When permission is needed, the court focuses on what is best for the child. In making its decision, the court will consider various factors, including:
- Why the move is proposed, i.e. new employment or family support.
- The reasonableness of the proposed move.
- The child’s relationship with the other parent and family members who remain behind, assessing how the proposed move might affect these relationships.
- How moving may impact the child's day-to-day life, e.g. school and friends.
- The child’s views on the proposed move, giving greater weight to the opinions of older children of greater maturity.
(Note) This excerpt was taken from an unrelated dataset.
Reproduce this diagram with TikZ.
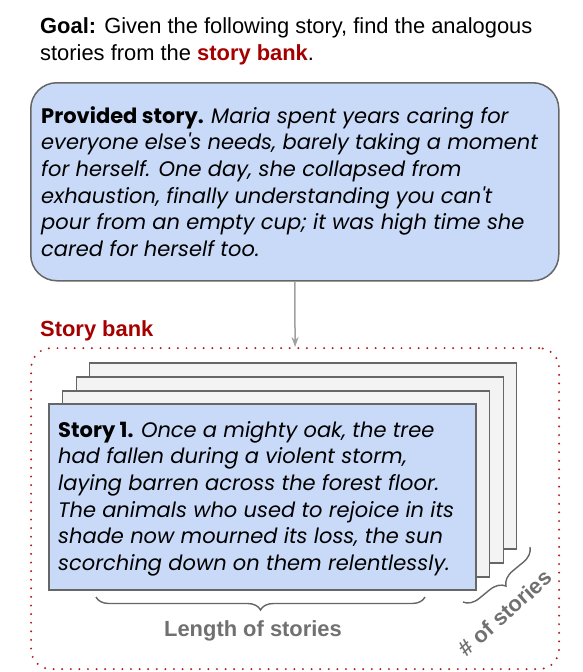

The child’s views are important in assessing what is in their best interests.
- Benefits the child can gain from the move, including family ties within the new location.
- The effect the move will have on the overall welfare of the child.
- The effect of refusal of the move on the child.
- The effect of refusal on the parent applying to move.
- Whether it is better for the child to make the order than no order
If you are applying to the Court for permission, you should be prepared to provide full information on the above.
4. Consider mediation and alternatives to court
Relocation disputes are often emotional and difficult to navigate. Mediation and other dispute resolution models can assist parents in reaching an agreement. These approaches can be less contentious, cheaper, and better for co-parenting relationships than court battles.
Getting advice from a family law expert at an early stage can help parents understand their rights and the process. This advice can make things clearer and less stressful for everyone involved.